Improving camaraderie is not valued as an additional skill set precisely because women do more of the “emotional labour” involved in a smooth-functioning team. This point was brilliantly explained by Lauren Bacon in a piece entitled “Tech Companies: Stop Hiring Women to Be the Office Mom” for the online magazine Quartz.

Lauren Bacon, an internet entrepreneur, also hears from male colleagues how they appreciate the ‘civilising effect’ of women. She began to notice this pattern with a male boss who was technically competent but lacked EQ. Instead he hired women around him to improve the office atmosphere. Bacon explains:

“Now, the thing is, looking back on it, I can see that he genuinely wanted his workplace to have those things, and he didn’t know how to do that himself, so he hired someone (female) to do it for him. I think he really did value her emotional labor, in his way. He just didn’t have the awareness to appreciate that a) women don’t want to have all the emotional needs of a workplace delegated to them; b) emotional rapport cannot be the sole responsibility of one person (or gender); c) I’ll bet you dollars to doughnuts that this woman didn’t have ‘coordinate everyone’s lunches and facilitate office conversations’ in her job description; and d) I feel pretty confident she was not given significant financial compensation for those aspects of her work (even though it sounds like those skills were rare gems indeed amongst her coworkers).”

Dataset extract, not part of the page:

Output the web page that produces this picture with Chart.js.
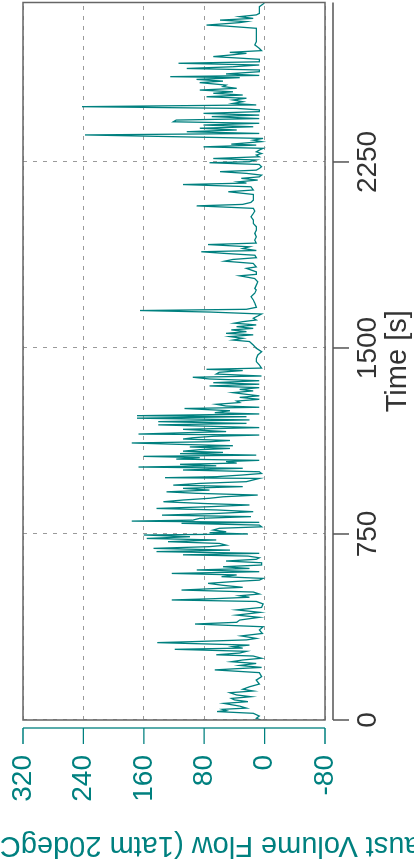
<!DOCTYPE html>
<html lang="en">
<head>
    <meta charset="UTF-8">
    <title>Exhaust Volume Flow</title>
    <script src="https://cdn.jsdelivr.net/npm/chart.js"></script>
    <style>
        body {
            margin: 0;
            background: #fff;
            overflow: hidden;
            width: 414px;
            height: 865px;
        }

        /* chart is drawn landscape and turned a quarter turn to the left */
        #wrap {
            position: absolute;
            left: 0;
            top: 0;
            width: 865px;
            height: 414px;
            transform-origin: 0 0;
            transform: translateY(865px) rotate(-90deg);
        }
    </style>
</head>
<body>
    <div id="wrap">
        <canvas id="chart" width="865" height="414"></canvas>
    </div>

    <script>
        // Time ticks [s] and flow ticks
        const timeTicks = [0, 750, 1500, 2250];
        const flowTicks = [-80, 0, 80, 160, 240, 320];
        const timeMax = 2893;

        // Time [s] of each sample
        const time = [
            0, 7, 16, 27, 34, 38, 43, 48, 56, 67, 74, 81, 87, 94, 101, 110, 117, 124, 134, 145,
            161, 175, 191, 202, 207, 212, 220, 228, 235, 242, 249, 258, 263, 270, 277, 285, 290, 296, 302, 312,
            316, 323, 329, 339, 349, 363, 376, 387, 394, 403, 414, 423, 434, 444, 454, 468, 478, 484, 489, 495,
            501, 508, 516, 524, 528, 535, 543, 551, 558, 564,
            571, 578, 585, 591, 598, 605, 611, 618, 625, 634, 641, 648, 654, 661, 666, 672, 679, 685, 692, 699,
            705, 712, 719, 726, 732, 739, 746, 750, 755, 759, 766, 773, 779, 786, 793, 797, 802, 806, 813, 820,
            826, 833, 840, 847, 853, 860, 867, 873, 880, 887, 894, 900, 907, 914, 920, 927, 934, 941, 947, 954,
            961, 968, 974, 977, 981, 988, 994, 1001, 1008, 1015, 1020, 1025, 1031, 1036, 1042, 1047, 1052, 1058, 1063, 1068,
            1074, 1079, 1084, 1090, 1095, 1101, 1106, 1111, 1117, 1122, 1127, 1133, 1138, 1144, 1149,
            1153, 1163, 1172, 1179, 1190, 1196, 1203, 1210, 1217, 1223, 1227, 1234, 1239, 1247, 1256, 1261, 1266, 1273, 1280, 1286,
            1293, 1301, 1307, 1313, 1320, 1327, 1333, 1340, 1347, 1354, 1360, 1368, 1375, 1382, 1387, 1395, 1402, 1409, 1414, 1419,
            1432, 1445, 1458, 1472, 1485, 1499, 1512, 1526, 1532, 1539, 1546, 1553, 1559, 1566, 1573, 1579, 1586, 1593, 1600, 1606,
            1613, 1620, 1629, 1637, 1645, 1651, 1656, 1664, 1680, 1694, 1707, 1721, 1734,
            1740, 1754, 1767, 1780, 1791, 1797, 1807, 1821, 1827, 1841, 1850, 1857, 1864, 1874, 1881, 1888, 1893, 1901, 1908, 1917,
            1923, 1935, 1948, 1962, 1975, 1989, 2002, 2016, 2029, 2042, 2052, 2063, 2069, 2073, 2079, 2087, 2096, 2110, 2119, 2130,
            2137, 2150, 2159, 2165, 2170, 2177, 2184, 2190, 2197, 2204, 2211, 2217, 2224, 2231, 2240, 2247, 2251, 2258, 2264, 2271,
            2278, 2284, 2291, 2298, 2305, 2311, 2318,
            2322, 2332, 2338, 2345, 2359, 2365, 2372, 2379, 2386, 2392, 2399, 2406, 2412, 2419, 2425, 2433, 2439, 2446, 2453, 2460,
            2466, 2473, 2480, 2486, 2493, 2500, 2507, 2513, 2520, 2527, 2533, 2540, 2547, 2554, 2560, 2570, 2576, 2583, 2590, 2594,
            2599, 2605, 2614, 2621, 2627, 2634, 2641, 2648, 2654, 2664, 2675, 2681, 2688, 2692, 2699, 2708, 2722, 2735, 2748, 2762,
            2775, 2789, 2798, 2802, 2806, 2812, 2816, 2822, 2829, 2836, 2843, 2849, 2863, 2876, 2887, 2893
        ];

        // Exhaust volume flow
        const flow = [
            5, 11, 7, 15, 63, 51, 56, 24, 33, 54, 22, 40, 44, 18, 37, 46, 15, 29, 20, 7,
            11, 4, 7, 66, 37, 4, 33, 11, 44, 29, 4, 15, 64, 33, 24, 119, 29, 42, 20, 142,
            95, 24, 11, 31, 3, 7, 2, 92, 37, 33, 7, 37, 6, 37, 4, 2, 11, 123, 68, 20,
            33, 7, 15, 110, 81, 29, 55, 75, 42, 7,
            2, 57, 37, 123, 7, 90, 20, 55, 4, 4, 51, 11, 7, 22, 108, 7, 143, 46, 147, 73,
            51, 60, 128, 64, 156, 99, 160, 22, 73, 51, 68, 60, 4, 7, 110, 7, 176, 95, 86, 18,
            136, 62, 15, 64, 143, 73, 20, 81, 134, 108, 73, 55, 9, 90, 130, 73, 108, 29, 121, 86,
            24, 15, 7, 132, 64, 29, 4, 7, 108, 29, 167, 64, 112, 37, 51, 7, 117, 86, 160, 11,
            112, 55, 108, 86, 46, 99, 42, 108, 176, 73, 46, 108, 95, 68, 7,
            167, 51, 108, 7, 141, 24, 141, 20, 169, 24, 169, 7, 66, 46, 106, 7, 51, 64, 33, 37,
            7, 33, 7, 24, 42, 15, 33, 7, 73, 7, 68, 7, 73, 95, 4, 64, 60, 29, 77, 4,
            7, 11, 11, 9, 4, 11, 15, 20, 42, 29, 46, 15, 51, 24, 44, 15, 37, 11, 40, 29,
            11, 15, 9, 4, 73, 165, 24, 11, 13, 15, 18, 13, 11,
            13, 11, 9, 13, 33, 11, 11, 24, 11, 15, 53, 42, 11, 13, 51, 84, 11, 29, 20, 75,
            11, 13, 11, 13, 11, 11, 15, 15, 18, 15, 13, 15, 59, 90, 29, 18, 15, 15, 15, 48,
            15, 18, 108, 24, 35, 9, 31, 7, 4, 24, 59, 11, 7, 4, 7, 73, 20, 11, 68, 7,
            11, 4, 11, 7, 2, 81, 11,
            44, 4, 15, 2, 238, 7, 103, 37, 86, 15, 81, 7, 121, 117, 7, 70, 7, 81, 7, 7,
            37, 242, 11, 42, 29, 42, 24, 77, 29, 68, 42, 86, 37, 55, 51, 86, 55, 90, 33, 125,
            7, 51, 7, 7, 103, 42, 7, 114, 7, 7, 68, 46, 24, 46, 4, 7, 13, 11, 11, 11,
            11, 11, 51, 77, 59, 33, 24, 59, 15, 33, 11, 7, 7, 7, 2, 0
        ];

        const teal = '#00807f';
        const ink = '#333';
        const fontFamily = "'Liberation Sans', Arial, sans-serif";

        // Axis lines set apart from the plot box, plus the box itself
        const axisLines = {
            id: 'axisLines',
            afterDraw(chart) {
                const { ctx, chartArea: a, scales: { x, y } } = chart;
                ctx.save();

                ctx.strokeStyle = '#666';
                ctx.lineWidth = 1.5;
                ctx.strokeRect(a.left, a.top, a.right - a.left, a.bottom - a.top);

                // flow axis
                const ax = a.left - 8;
                ctx.strokeStyle = teal;
                ctx.lineWidth = 1.3;
                ctx.beginPath();
                ctx.moveTo(ax, y.getPixelForValue(flowTicks[0]));
                ctx.lineTo(ax, y.getPixelForValue(flowTicks[flowTicks.length - 1]));
                flowTicks.forEach(v => {
                    const p = y.getPixelForValue(v);
                    ctx.moveTo(ax, p);
                    ctx.lineTo(ax - 16, p);
                });
                ctx.stroke();

                // time axis
                const ay = a.bottom + 8;
                ctx.strokeStyle = '#555';
                ctx.lineWidth = 1.5;
                ctx.beginPath();
                ctx.moveTo(x.getPixelForValue(0), ay);
                ctx.lineTo(x.getPixelForValue(timeMax), ay);
                timeTicks.forEach(v => {
                    const p = x.getPixelForValue(v);
                    ctx.moveTo(p, ay);
                    ctx.lineTo(p, ay + 16);
                });
                ctx.stroke();

                ctx.restore();
            }
        };

        const ctx = document.getElementById('chart').getContext('2d');
        new Chart(ctx, {
            type: 'line',
            data: {
                datasets: [{
                    data: time.map((t, i) => ({ x: t, y: flow[i] })),
                    borderColor: teal,
                    borderWidth: 1.3,
                    pointRadius: 0,
                    tension: 0,
                    fill: false
                }]
            },
            options: {
                responsive: false,
                animation: false,
                layout: { padding: { top: 23, right: 2.5, left: 0, bottom: 0 } },
                plugins: {
                    legend: { display: false },
                    tooltip: { enabled: false }
                },
                scales: {
                    x: {
                        type: 'linear',
                        min: 0,
                        max: timeMax,
                        afterBuildTicks: s => { s.ticks = timeTicks.map(v => ({ value: v })); },
                        afterFit: s => { s.height = 89; },
                        // tick marks kept invisible, their length only pushes the labels out
                        grid: { color: '#9a9a9a', lineWidth: 1, drawTicks: true, tickLength: 26, tickColor: 'rgba(0,0,0,0)' },
                        border: { display: false, dash: [4, 6] },
                        ticks: {
                            color: ink,
                            padding: 0,
                            maxRotation: 0,
                            font: { family: fontFamily, size: 28 },
                            callback: v => String(v)
                        },
                        title: {
                            display: true,
                            text: 'Time [s]',
                            color: ink,
                            padding: { top: 0, bottom: 0 },
                            font: { family: fontFamily, size: 29, lineHeight: 1.1 }
                        }
                    },
                    y: {
                        min: -80,
                        max: 320,
                        afterBuildTicks: s => { s.ticks = flowTicks.map(v => ({ value: v })); },
                        afterFit: s => { s.width = 145; },
                        grid: { color: '#9a9a9a', lineWidth: 1, drawTicks: true, tickLength: 35, tickColor: 'rgba(0,0,0,0)' },
                        border: { display: false, dash: [4, 6] },
                        ticks: {
                            color: teal,
                            padding: 0,
                            font: { family: fontFamily, size: 28 },
                            callback: v => String(v)
                        },
                        title: {
                            display: true,
                            text: 'Exhaust Volume Flow (1atm 20degC) [m³/min]',
                            color: teal,
                            padding: { top: 4, bottom: 0 },
                            font: { family: fontFamily, size: 29, lineHeight: 1.1 }
                        }
                    }
                }
            },
            plugins: [axisLines]
        });
    </script>
</body>
</html>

She describes: “the problem is that while the outputs (better communication, better self-care, a stronger team) are valued in their way, they aren’t valued in visible ways that afford women prestige. The parallels with women’s un(der)paid and often-invisible labor in the domestic sphere are perhaps too obvious to warrant spelling out, but I’ll go ahead anyway: Because we live in a culture that undervalues emotional and domestic labor, a significant portion of “women’s work” (like childcare, food preparation, housekeeping, elder care, and social planning) is uncompensated. And as a result, if you want your company to have someone on staff to ensure everyone is happy, well fed, and comfortable, you will likely hire an “office mom”; that person is overwhelmingly likely to be female; and she is almost certainly underpaid (and afforded less prestige & power) compared to her technical colleagues.”

This wouldn’t be a problem in and of itself-and I’ll be the first to admit that it is damned hard to hire women into technical roles, as I learned first-hand when hiring coders myself- except that there are a couple of complicating factors:

1. Coders are lionized in the tech sector, and are compensated for their technical skills with higher wages and positional power – so women without coding experience are automatically less likely to advance to senior positions or command the highest salaries.

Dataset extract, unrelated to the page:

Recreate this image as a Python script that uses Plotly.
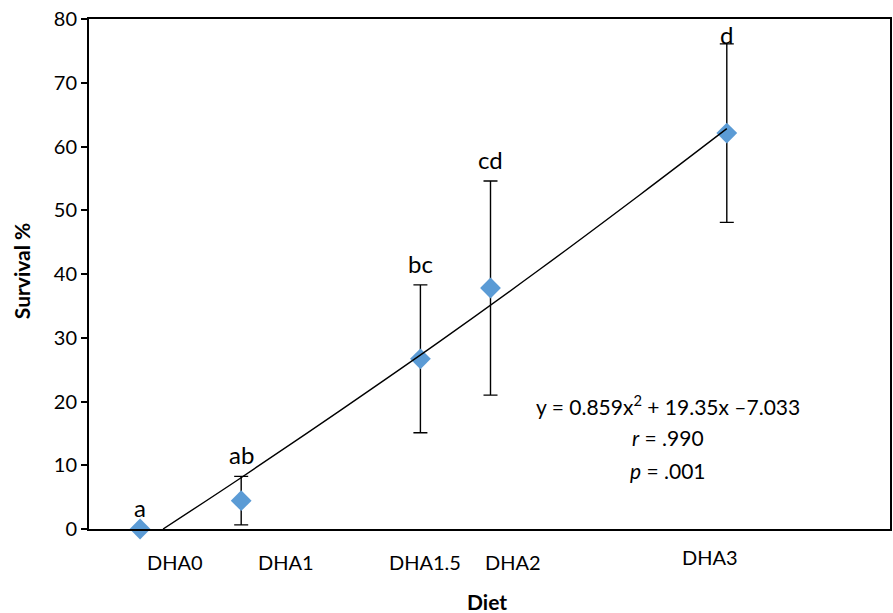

2. There is a culture in tech companies that simultaneously reveres the “user” (at least as a source of revenue and data) and places low expectations on coders to empathize with users (or colleagues, for that matter) – creating a disconnect that can only be bridged by assigning user (and team) empathy responsibilities to another department. An extreme example of this is the frequent labeling of brilliant coders as having Asperger’s Syndrome – and the simultaneous absolution of unskillful communication as par for the course.

So long as we accept these as givens, we will continue to see women in tech struggle in underpaid and under-respected roles while men in tech earn far higher wages and prestige. And we will continue to talk about the challenges of communicating “between departments” without acknowledging that those departments are heavily gendered-and that the paychecks are, too.”